§ **SET PROBLEM**:
Write out again exactly the lines from the one containing "Convert this chart" through the one containing "0.007, 0.007, 0.007];", both included, and omit the pictures.

__________

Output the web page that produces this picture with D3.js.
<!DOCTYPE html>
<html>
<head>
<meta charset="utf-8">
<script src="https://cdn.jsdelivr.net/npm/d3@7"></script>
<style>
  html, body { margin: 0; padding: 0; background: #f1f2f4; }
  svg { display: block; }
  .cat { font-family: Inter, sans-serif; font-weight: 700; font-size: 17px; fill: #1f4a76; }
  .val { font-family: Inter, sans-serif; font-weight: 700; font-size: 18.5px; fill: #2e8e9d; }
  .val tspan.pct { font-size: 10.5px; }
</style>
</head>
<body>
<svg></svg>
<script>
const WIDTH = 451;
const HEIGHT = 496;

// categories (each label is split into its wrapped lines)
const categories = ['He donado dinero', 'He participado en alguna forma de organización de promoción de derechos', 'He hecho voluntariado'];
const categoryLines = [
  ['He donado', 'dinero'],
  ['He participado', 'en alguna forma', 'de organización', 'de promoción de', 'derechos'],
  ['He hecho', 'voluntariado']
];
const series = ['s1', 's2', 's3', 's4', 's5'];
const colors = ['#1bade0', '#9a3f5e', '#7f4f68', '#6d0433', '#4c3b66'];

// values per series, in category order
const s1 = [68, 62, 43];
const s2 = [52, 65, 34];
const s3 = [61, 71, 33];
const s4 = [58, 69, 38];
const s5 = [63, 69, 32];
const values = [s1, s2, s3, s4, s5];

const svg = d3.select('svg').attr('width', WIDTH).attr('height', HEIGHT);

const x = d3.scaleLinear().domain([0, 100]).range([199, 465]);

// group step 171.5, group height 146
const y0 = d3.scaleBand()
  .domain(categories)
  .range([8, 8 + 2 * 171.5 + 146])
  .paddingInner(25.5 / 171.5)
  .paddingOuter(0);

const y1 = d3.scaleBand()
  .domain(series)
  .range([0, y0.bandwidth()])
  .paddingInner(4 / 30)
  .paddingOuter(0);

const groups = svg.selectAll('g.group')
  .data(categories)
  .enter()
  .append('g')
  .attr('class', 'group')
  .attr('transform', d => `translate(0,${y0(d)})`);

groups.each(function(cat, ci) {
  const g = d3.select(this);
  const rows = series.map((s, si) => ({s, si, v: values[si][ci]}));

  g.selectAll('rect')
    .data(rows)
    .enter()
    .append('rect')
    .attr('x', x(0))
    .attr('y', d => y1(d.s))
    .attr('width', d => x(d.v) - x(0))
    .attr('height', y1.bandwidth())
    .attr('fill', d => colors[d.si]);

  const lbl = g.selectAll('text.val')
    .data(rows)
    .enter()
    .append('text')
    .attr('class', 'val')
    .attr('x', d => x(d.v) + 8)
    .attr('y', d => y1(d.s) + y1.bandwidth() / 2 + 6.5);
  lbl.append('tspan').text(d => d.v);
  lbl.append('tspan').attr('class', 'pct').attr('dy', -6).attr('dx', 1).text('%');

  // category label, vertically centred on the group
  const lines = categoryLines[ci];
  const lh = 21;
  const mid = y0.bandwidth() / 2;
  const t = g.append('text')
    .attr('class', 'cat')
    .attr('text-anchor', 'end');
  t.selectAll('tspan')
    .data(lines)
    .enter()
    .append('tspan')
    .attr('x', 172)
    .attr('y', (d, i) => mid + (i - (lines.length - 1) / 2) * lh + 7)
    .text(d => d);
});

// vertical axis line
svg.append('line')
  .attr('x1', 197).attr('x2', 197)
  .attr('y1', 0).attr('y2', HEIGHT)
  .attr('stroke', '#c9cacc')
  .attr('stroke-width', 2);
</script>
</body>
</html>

__________

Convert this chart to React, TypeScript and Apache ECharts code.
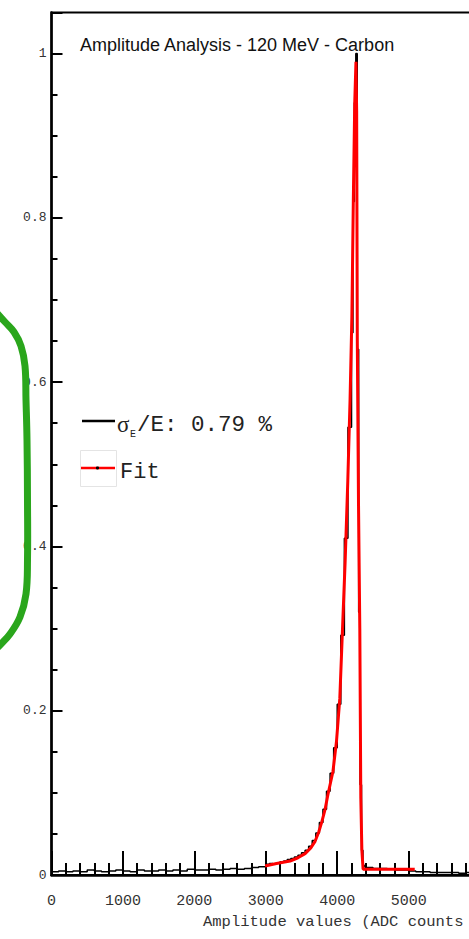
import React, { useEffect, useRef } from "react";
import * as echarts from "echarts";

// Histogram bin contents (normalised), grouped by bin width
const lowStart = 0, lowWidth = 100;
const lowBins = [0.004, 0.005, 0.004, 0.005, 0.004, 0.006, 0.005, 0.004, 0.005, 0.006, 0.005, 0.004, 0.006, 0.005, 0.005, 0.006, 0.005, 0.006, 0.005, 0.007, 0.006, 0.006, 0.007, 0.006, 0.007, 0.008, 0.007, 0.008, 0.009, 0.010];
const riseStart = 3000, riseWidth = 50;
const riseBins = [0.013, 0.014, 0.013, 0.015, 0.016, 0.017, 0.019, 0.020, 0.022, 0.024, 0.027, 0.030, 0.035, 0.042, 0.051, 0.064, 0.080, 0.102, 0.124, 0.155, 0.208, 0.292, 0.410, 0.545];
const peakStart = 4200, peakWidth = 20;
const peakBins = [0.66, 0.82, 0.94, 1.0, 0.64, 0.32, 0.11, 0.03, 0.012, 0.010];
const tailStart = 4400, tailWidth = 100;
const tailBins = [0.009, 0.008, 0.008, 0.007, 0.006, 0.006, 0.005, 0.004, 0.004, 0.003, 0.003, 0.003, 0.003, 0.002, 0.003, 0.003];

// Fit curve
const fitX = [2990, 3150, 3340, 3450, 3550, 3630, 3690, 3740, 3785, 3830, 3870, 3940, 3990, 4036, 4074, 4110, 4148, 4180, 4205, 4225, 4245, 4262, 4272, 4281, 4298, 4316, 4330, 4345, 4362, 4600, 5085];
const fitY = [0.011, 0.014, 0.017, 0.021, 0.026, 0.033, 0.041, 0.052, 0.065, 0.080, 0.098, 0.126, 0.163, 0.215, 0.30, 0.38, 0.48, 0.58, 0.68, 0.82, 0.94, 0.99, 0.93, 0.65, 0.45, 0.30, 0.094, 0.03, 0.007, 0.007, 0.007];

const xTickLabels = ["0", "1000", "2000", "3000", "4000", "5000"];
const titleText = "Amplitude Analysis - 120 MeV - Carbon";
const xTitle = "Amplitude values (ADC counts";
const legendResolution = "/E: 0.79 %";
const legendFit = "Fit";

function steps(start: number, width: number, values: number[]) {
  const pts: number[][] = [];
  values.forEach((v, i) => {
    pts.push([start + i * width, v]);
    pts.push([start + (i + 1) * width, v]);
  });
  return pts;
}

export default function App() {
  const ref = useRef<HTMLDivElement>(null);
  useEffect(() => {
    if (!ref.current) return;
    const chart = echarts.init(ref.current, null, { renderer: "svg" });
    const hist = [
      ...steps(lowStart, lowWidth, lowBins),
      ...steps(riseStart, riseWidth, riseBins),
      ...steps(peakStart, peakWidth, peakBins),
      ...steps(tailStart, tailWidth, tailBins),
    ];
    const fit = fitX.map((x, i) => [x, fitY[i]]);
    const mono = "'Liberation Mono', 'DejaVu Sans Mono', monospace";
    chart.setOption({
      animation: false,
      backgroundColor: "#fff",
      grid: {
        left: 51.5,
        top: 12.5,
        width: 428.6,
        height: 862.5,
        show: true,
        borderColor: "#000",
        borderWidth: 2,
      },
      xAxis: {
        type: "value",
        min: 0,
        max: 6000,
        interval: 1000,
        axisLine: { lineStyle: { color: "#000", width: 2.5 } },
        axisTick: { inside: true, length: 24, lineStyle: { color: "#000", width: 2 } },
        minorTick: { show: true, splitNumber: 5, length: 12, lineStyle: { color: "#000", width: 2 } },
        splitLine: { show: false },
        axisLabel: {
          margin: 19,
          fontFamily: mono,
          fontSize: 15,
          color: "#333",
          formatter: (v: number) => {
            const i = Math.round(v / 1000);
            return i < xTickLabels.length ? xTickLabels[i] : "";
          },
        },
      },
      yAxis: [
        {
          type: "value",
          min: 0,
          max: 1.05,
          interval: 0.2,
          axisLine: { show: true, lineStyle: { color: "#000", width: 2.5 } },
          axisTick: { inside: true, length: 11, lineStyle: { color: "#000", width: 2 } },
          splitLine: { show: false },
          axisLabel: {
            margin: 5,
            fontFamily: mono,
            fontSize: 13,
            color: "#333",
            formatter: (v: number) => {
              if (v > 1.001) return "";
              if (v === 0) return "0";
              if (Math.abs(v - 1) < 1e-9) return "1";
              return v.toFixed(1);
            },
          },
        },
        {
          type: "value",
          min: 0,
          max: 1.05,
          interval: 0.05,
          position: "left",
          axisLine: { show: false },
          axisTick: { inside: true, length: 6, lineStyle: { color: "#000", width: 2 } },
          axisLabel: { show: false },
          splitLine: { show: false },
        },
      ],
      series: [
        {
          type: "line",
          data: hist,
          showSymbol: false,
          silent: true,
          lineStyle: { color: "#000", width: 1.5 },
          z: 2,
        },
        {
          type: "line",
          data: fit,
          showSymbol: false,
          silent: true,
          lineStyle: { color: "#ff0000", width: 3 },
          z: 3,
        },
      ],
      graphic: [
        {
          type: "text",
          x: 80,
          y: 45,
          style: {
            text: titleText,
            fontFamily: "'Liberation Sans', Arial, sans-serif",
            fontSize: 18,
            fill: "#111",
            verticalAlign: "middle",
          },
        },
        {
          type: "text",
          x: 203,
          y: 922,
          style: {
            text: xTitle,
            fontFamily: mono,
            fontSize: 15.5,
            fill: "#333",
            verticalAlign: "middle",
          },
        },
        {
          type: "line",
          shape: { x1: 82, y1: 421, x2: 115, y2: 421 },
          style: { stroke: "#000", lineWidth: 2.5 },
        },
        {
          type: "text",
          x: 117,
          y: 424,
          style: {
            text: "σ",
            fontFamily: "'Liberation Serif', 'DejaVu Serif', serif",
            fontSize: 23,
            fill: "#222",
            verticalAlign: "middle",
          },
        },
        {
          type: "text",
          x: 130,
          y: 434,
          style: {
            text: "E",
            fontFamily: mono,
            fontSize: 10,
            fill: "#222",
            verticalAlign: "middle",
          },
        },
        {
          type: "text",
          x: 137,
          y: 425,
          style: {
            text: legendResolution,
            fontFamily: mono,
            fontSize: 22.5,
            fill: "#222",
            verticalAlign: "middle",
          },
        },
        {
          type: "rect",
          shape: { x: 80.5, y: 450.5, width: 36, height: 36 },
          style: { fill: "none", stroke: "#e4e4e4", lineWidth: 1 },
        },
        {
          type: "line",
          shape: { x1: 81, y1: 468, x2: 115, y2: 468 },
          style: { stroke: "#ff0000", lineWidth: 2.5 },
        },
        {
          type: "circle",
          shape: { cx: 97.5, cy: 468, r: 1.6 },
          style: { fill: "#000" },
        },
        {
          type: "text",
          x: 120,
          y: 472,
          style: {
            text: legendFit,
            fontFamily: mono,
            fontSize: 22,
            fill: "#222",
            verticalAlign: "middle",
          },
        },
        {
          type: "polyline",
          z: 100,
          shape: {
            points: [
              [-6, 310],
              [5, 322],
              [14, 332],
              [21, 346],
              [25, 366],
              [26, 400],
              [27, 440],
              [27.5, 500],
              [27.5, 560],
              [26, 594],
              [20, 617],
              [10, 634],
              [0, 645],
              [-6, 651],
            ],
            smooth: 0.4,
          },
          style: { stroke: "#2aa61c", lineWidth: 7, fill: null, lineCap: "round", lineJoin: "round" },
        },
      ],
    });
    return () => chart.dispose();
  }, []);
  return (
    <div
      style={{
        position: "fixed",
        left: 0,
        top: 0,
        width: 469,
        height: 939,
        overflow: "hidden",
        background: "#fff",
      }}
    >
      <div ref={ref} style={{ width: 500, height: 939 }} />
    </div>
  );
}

__________

§ **IN RESPONSE**:
Convert this chart to React, TypeScript and Apache ECharts code.
import React, { useEffect, useRef } from "react";
import * as echarts from "echarts";

// Histogram bin contents (normalised), grouped by bin width
const lowStart = 0, lowWidth = 100;
const lowBins = [0.004, 0.005, 0.004, 0.005, 0.004, 0.006, 0.005, 0.004, 0.005, 0.006, 0.005, 0.004, 0.006, 0.005, 0.005, 0.006, 0.005, 0.006, 0.005, 0.007, 0.006, 0.006, 0.007, 0.006, 0.007, 0.008, 0.007, 0.008, 0.009, 0.010];
const riseStart = 3000, riseWidth = 50;
const riseBins = [0.013, 0.014, 0.013, 0.015, 0.016, 0.017, 0.019, 0.020, 0.022, 0.024, 0.027, 0.030, 0.035, 0.042, 0.051, 0.064, 0.080, 0.102, 0.124, 0.155, 0.208, 0.292, 0.410, 0.545];
const peakStart = 4200, peakWidth = 20;
const peakBins = [0.66, 0.82, 0.94, 1.0, 0.64, 0.32, 0.11, 0.03, 0.012, 0.010];
const tailStart = 4400, tailWidth = 100;
const tailBins = [0.009, 0.008, 0.008, 0.007, 0.006, 0.006, 0.005, 0.004, 0.004, 0.003, 0.003, 0.003, 0.003, 0.002, 0.003, 0.003];

// Fit curve
const fitX = [2990, 3150, 3340, 3450, 3550, 3630, 3690, 3740, 3785, 3830, 3870, 3940, 3990, 4036, 4074, 4110, 4148, 4180, 4205, 4225, 4245, 4262, 4272, 4281, 4298, 4316, 4330, 4345, 4362, 4600, 5085];
const fitY = [0.011, 0.014, 0.017, 0.021, 0.026, 0.033, 0.041, 0.052, 0.065, 0.080, 0.098, 0.126, 0.163, 0.215, 0.30, 0.38, 0.48, 0.58, 0.68, 0.82, 0.94, 0.99, 0.93, 0.65, 0.45, 0.30, 0.094, 0.03, 0.007, 0.007, 0.007];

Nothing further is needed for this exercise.